Restate the whole of the material. Keep every word, and drop the pictures.

▶ **Collected data**:
#####

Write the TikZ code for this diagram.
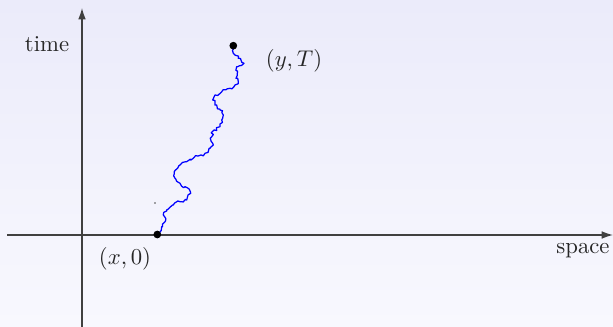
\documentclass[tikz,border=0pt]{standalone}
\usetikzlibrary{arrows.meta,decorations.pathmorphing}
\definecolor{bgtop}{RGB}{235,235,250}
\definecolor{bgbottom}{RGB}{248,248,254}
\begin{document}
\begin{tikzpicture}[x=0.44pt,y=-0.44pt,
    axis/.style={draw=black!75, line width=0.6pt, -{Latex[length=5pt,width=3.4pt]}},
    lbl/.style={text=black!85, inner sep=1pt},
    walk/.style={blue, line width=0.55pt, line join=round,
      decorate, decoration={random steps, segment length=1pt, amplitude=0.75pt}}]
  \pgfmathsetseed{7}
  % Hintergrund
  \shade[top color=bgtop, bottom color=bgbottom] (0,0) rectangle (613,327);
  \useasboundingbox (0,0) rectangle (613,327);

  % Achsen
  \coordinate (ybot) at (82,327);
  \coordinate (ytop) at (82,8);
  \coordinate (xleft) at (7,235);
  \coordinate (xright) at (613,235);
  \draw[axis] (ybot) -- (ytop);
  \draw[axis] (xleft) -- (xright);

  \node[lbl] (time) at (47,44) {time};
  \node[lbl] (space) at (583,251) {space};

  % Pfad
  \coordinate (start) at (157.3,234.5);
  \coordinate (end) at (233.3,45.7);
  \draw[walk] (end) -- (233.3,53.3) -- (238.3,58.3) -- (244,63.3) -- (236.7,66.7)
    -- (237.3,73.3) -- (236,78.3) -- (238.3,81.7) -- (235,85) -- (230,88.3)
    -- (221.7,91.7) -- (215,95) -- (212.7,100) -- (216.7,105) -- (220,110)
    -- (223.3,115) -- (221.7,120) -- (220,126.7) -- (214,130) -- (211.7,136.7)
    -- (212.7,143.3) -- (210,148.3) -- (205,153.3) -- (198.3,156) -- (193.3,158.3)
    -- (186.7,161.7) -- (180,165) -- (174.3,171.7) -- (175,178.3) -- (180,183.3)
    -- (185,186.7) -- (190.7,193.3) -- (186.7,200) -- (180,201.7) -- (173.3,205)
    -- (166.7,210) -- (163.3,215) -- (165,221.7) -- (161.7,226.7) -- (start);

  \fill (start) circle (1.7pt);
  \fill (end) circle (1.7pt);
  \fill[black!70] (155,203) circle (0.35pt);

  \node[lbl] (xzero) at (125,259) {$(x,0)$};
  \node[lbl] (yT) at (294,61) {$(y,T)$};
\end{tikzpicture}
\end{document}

#####

▶ **The output**:
Write the TikZ code for this diagram.
\documentclass[tikz,border=0pt]{standalone}
\usetikzlibrary{arrows.meta,decorations.pathmorphing}
\definecolor{bgtop}{RGB}{235,235,250}
\definecolor{bgbottom}{RGB}{248,248,254}
\begin{document}
\begin{tikzpicture}[x=0.44pt,y=-0.44pt,
    axis/.style={draw=black!75, line width=0.6pt, -{Latex[length=5pt,width=3.4pt]}},
    lbl/.style={text=black!85, inner sep=1pt},
    walk/.style={blue, line width=0.55pt, line join=round,
      decorate, decoration={random steps, segment length=1pt, amplitude=0.75pt}}]
  \pgfmathsetseed{7}
  % Hintergrund
  \shade[top color=bgtop, bottom color=bgbottom] (0,0) rectangle (613,327);
  \useasboundingbox (0,0) rectangle (613,327);

  % Achsen
  \coordinate (ybot) at (82,327);
  \coordinate (ytop) at (82,8);
  \coordinate (xleft) at (7,235);
  \coordinate (xright) at (613,235);
  \draw[axis] (ybot) -- (ytop);
  \draw[axis] (xleft) -- (xright);

  \node[lbl] (time) at (47,44) {time};
  \node[lbl] (space) at (583,251) {space};

  % Pfad
  \coordinate (start) at (157.3,234.5);
  \coordinate (end) at (233.3,45.7);
  \draw[walk] (end) -- (233.3,53.3) -- (238.3,58.3) -- (244,63.3) -- (236.7,66.7)
    -- (237.3,73.3) -- (236,78.3) -- (238.3,81.7) -- (235,85) -- (230,88.3)
    -- (221.7,91.7) -- (215,95) -- (212.7,100) -- (216.7,105) -- (220,110)
    -- (223.3,115) -- (221.7,120) -- (220,126.7) -- (214,130) -- (211.7,136.7)
    -- (212.7,143.3) -- (210,148.3) -- (205,153.3) -- (198.3,156) -- (193.3,158.3)
    -- (186.7,161.7) -- (180,165) -- (174.3,171.7) -- (175,178.3) -- (180,183.3)
    -- (185,186.7) -- (190.7,193.3) -- (186.7,200) -- (180,201.7) -- (173.3,205)
    -- (166.7,210) -- (163.3,215) -- (165,221.7) -- (161.7,226.7) -- (start);

  \fill (start) circle (1.7pt);
  \fill (end) circle (1.7pt);
  \fill[black!70] (155,203) circle (0.35pt);

  \node[lbl] (xzero) at (125,259) {$(x,0)$};
  \node[lbl] (yT) at (294,61) {$(y,T)$};
\end{tikzpicture}
\end{document}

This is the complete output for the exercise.